## RECORDED DATA
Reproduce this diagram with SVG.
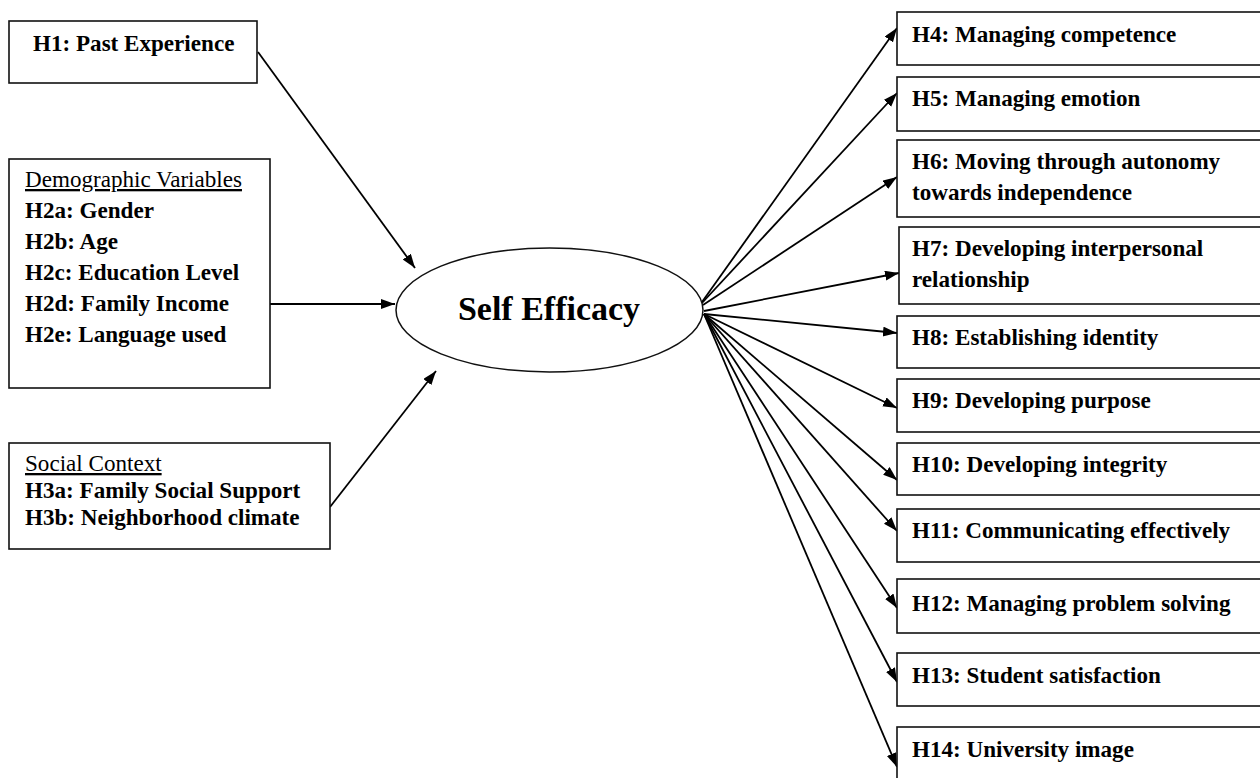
<svg xmlns="http://www.w3.org/2000/svg" width="1260" height="778" viewBox="0 0 1260 778">
<style>
.box{fill:#fff;stroke:#111;stroke-width:1.6}
.t{font-family:"Liberation Serif","Times New Roman",serif;font-size:23.1px;font-weight:bold;fill:#000}
.h{font-family:"Liberation Serif","Times New Roman",serif;font-size:23.1px;font-weight:normal;fill:#000;text-decoration:underline}
.c{stroke:#000;stroke-width:1.8;fill:none;marker-end:url(#arr)}
</style>
<defs>
<marker id="arr" markerUnits="userSpaceOnUse" markerWidth="15" markerHeight="11" refX="14" refY="5" orient="auto">
<path d="M0,0 L14,5 L0,10 z" fill="#000"/>
</marker>
</defs>
<rect width="1260" height="778" fill="#fff"/>
<g id="connectors">
<line class="c" x1="258" y1="52" x2="415" y2="268"/>
<line class="c" x1="270" y1="304" x2="395" y2="304"/>
<line class="c" x1="330" y1="507" x2="436" y2="371"/>
<line class="c" x1="702" y1="302" x2="897" y2="28"/>
<line class="c" x1="702" y1="303" x2="897" y2="93"/>
<line class="c" x1="703" y1="305" x2="897" y2="177"/>
<line class="c" x1="704" y1="311" x2="899" y2="273"/>
<line class="c" x1="704" y1="314" x2="897" y2="333"/>
<line class="c" x1="704" y1="314" x2="897" y2="408"/>
<line class="c" x1="704" y1="314" x2="897" y2="480"/>
<line class="c" x1="704" y1="314" x2="897" y2="531"/>
<line class="c" x1="704" y1="314" x2="897" y2="608"/>
<line class="c" x1="704" y1="314" x2="897" y2="682"/>
<line class="c" x1="704" y1="314" x2="897" y2="767"/>
</g>
<g id="n_h1">
<rect class="box" x="9" y="21" width="248" height="62"/>
<text class="t" x="33" y="51">H1: Past Experience</text>
</g>
<g id="n_demo">
<rect class="box" x="9" y="159" width="261" height="229"/>
<text class="h" x="25" y="187">Demographic Variables</text>
<text class="t" x="25" y="218">H2a: Gender</text>
<text class="t" x="25" y="249">H2b: Age</text>
<text class="t" x="25" y="280">H2c: Education Level</text>
<text class="t" x="25" y="311">H2d: Family Income</text>
<text class="t" x="25" y="342">H2e: Language used</text>
</g>
<g id="n_social">
<rect class="box" x="9" y="443" width="321" height="106"/>
<text class="h" x="25" y="471">Social Context</text>
<text class="t" x="25" y="498">H3a: Family Social Support</text>
<text class="t" x="25" y="525">H3b: Neighborhood climate</text>
</g>
<g id="n_self">
<ellipse cx="549.5" cy="310" rx="153.5" ry="62" fill="#fff" stroke="#111" stroke-width="1.5"/>
<text x="549" y="320" text-anchor="middle" font-family="'Liberation Serif','Times New Roman',serif" font-size="34" font-weight="bold">Self Efficacy</text>
</g>
<g id="n_h4">
<rect class="box" x="897" y="12" width="370" height="53"/>
<text class="t" x="912" y="42">H4: Managing competence</text>
</g>
<g id="n_h5">
<rect class="box" x="897" y="77" width="370" height="54"/>
<text class="t" x="912" y="106">H5: Managing emotion</text>
</g>
<g id="n_h6">
<rect class="box" x="897" y="140" width="370" height="77"/>
<text class="t" x="912" y="169">H6: Moving through autonomy</text>
<text class="t" x="912" y="200">towards independence</text>
</g>
<g id="n_h7">
<rect class="box" x="899" y="227" width="370" height="77"/>
<text class="t" x="912" y="256">H7: Developing interpersonal</text>
<text class="t" x="912" y="287">relationship</text>
</g>
<g id="n_h8">
<rect class="box" x="897" y="316" width="370" height="52"/>
<text class="t" x="912" y="345">H8: Establishing identity</text>
</g>
<g id="n_h9">
<rect class="box" x="897" y="379" width="370" height="53"/>
<text class="t" x="912" y="408">H9: Developing purpose</text>
</g>
<g id="n_h10">
<rect class="box" x="897" y="443" width="370" height="52"/>
<text class="t" x="912" y="472">H10: Developing integrity</text>
</g>
<g id="n_h11">
<rect class="box" x="897" y="509" width="370" height="53"/>
<text class="t" x="912" y="538">H11: Communicating effectively</text>
</g>
<g id="n_h12">
<rect class="box" x="897" y="579" width="370" height="54"/>
<text class="t" x="912" y="611">H12: Managing problem solving</text>
</g>
<g id="n_h13">
<rect class="box" x="897" y="653" width="370" height="53"/>
<text class="t" x="912" y="683">H13: Student satisfaction</text>
</g>
<g id="n_h14">
<rect class="box" x="897" y="727" width="370" height="60"/>
<text class="t" x="912" y="757">H14: University image</text>
</g>
</svg>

## SET EXERCISE
Output all of the data exactly as it stands, minus any images.

## SOLUTION
Reproduce this diagram with SVG.
<svg xmlns="http://www.w3.org/2000/svg" width="1260" height="778" viewBox="0 0 1260 778">
<style>
.box{fill:#fff;stroke:#111;stroke-width:1.6}
.t{font-family:"Liberation Serif","Times New Roman",serif;font-size:23.1px;font-weight:bold;fill:#000}
.h{font-family:"Liberation Serif","Times New Roman",serif;font-size:23.1px;font-weight:normal;fill:#000;text-decoration:underline}
.c{stroke:#000;stroke-width:1.8;fill:none;marker-end:url(#arr)}
</style>
<defs>
<marker id="arr" markerUnits="userSpaceOnUse" markerWidth="15" markerHeight="11" refX="14" refY="5" orient="auto">
<path d="M0,0 L14,5 L0,10 z" fill="#000"/>
</marker>
</defs>
<rect width="1260" height="778" fill="#fff"/>
<g id="connectors">
<line class="c" x1="258" y1="52" x2="415" y2="268"/>
<line class="c" x1="270" y1="304" x2="395" y2="304"/>
<line class="c" x1="330" y1="507" x2="436" y2="371"/>
<line class="c" x1="702" y1="302" x2="897" y2="28"/>
<line class="c" x1="702" y1="303" x2="897" y2="93"/>
<line class="c" x1="703" y1="305" x2="897" y2="177"/>
<line class="c" x1="704" y1="311" x2="899" y2="273"/>
<line class="c" x1="704" y1="314" x2="897" y2="333"/>
<line class="c" x1="704" y1="314" x2="897" y2="408"/>
<line class="c" x1="704" y1="314" x2="897" y2="480"/>
<line class="c" x1="704" y1="314" x2="897" y2="531"/>
<line class="c" x1="704" y1="314" x2="897" y2="608"/>
<line class="c" x1="704" y1="314" x2="897" y2="682"/>
<line class="c" x1="704" y1="314" x2="897" y2="767"/>
</g>
<g id="n_h1">
<rect class="box" x="9" y="21" width="248" height="62"/>
<text class="t" x="33" y="51">H1: Past Experience</text>
</g>
<g id="n_demo">
<rect class="box" x="9" y="159" width="261" height="229"/>
<text class="h" x="25" y="187">Demographic Variables</text>
<text class="t" x="25" y="218">H2a: Gender</text>
<text class="t" x="25" y="249">H2b: Age</text>
<text class="t" x="25" y="280">H2c: Education Level</text>
<text class="t" x="25" y="311">H2d: Family Income</text>
<text class="t" x="25" y="342">H2e: Language used</text>
</g>
<g id="n_social">
<rect class="box" x="9" y="443" width="321" height="106"/>
<text class="h" x="25" y="471">Social Context</text>
<text class="t" x="25" y="498">H3a: Family Social Support</text>
<text class="t" x="25" y="525">H3b: Neighborhood climate</text>
</g>
<g id="n_self">
<ellipse cx="549.5" cy="310" rx="153.5" ry="62" fill="#fff" stroke="#111" stroke-width="1.5"/>
<text x="549" y="320" text-anchor="middle" font-family="'Liberation Serif','Times New Roman',serif" font-size="34" font-weight="bold">Self Efficacy</text>
</g>
<g id="n_h4">
<rect class="box" x="897" y="12" width="370" height="53"/>
<text class="t" x="912" y="42">H4: Managing competence</text>
</g>
<g id="n_h5">
<rect class="box" x="897" y="77" width="370" height="54"/>
<text class="t" x="912" y="106">H5: Managing emotion</text>
</g>
<g id="n_h6">
<rect class="box" x="897" y="140" width="370" height="77"/>
<text class="t" x="912" y="169">H6: Moving through autonomy</text>
<text class="t" x="912" y="200">towards independence</text>
</g>
<g id="n_h7">
<rect class="box" x="899" y="227" width="370" height="77"/>
<text class="t" x="912" y="256">H7: Developing interpersonal</text>
<text class="t" x="912" y="287">relationship</text>
</g>
<g id="n_h8">
<rect class="box" x="897" y="316" width="370" height="52"/>
<text class="t" x="912" y="345">H8: Establishing identity</text>
</g>
<g id="n_h9">
<rect class="box" x="897" y="379" width="370" height="53"/>
<text class="t" x="912" y="408">H9: Developing purpose</text>
</g>
<g id="n_h10">
<rect class="box" x="897" y="443" width="370" height="52"/>
<text class="t" x="912" y="472">H10: Developing integrity</text>
</g>
<g id="n_h11">
<rect class="box" x="897" y="509" width="370" height="53"/>
<text class="t" x="912" y="538">H11: Communicating effectively</text>
</g>
<g id="n_h12">
<rect class="box" x="897" y="579" width="370" height="54"/>
<text class="t" x="912" y="611">H12: Managing problem solving</text>
</g>
<g id="n_h13">
<rect class="box" x="897" y="653" width="370" height="53"/>
<text class="t" x="912" y="683">H13: Student satisfaction</text>
</g>
<g id="n_h14">
<rect class="box" x="897" y="727" width="370" height="60"/>
<text class="t" x="912" y="757">H14: University image</text>
</g>
</svg>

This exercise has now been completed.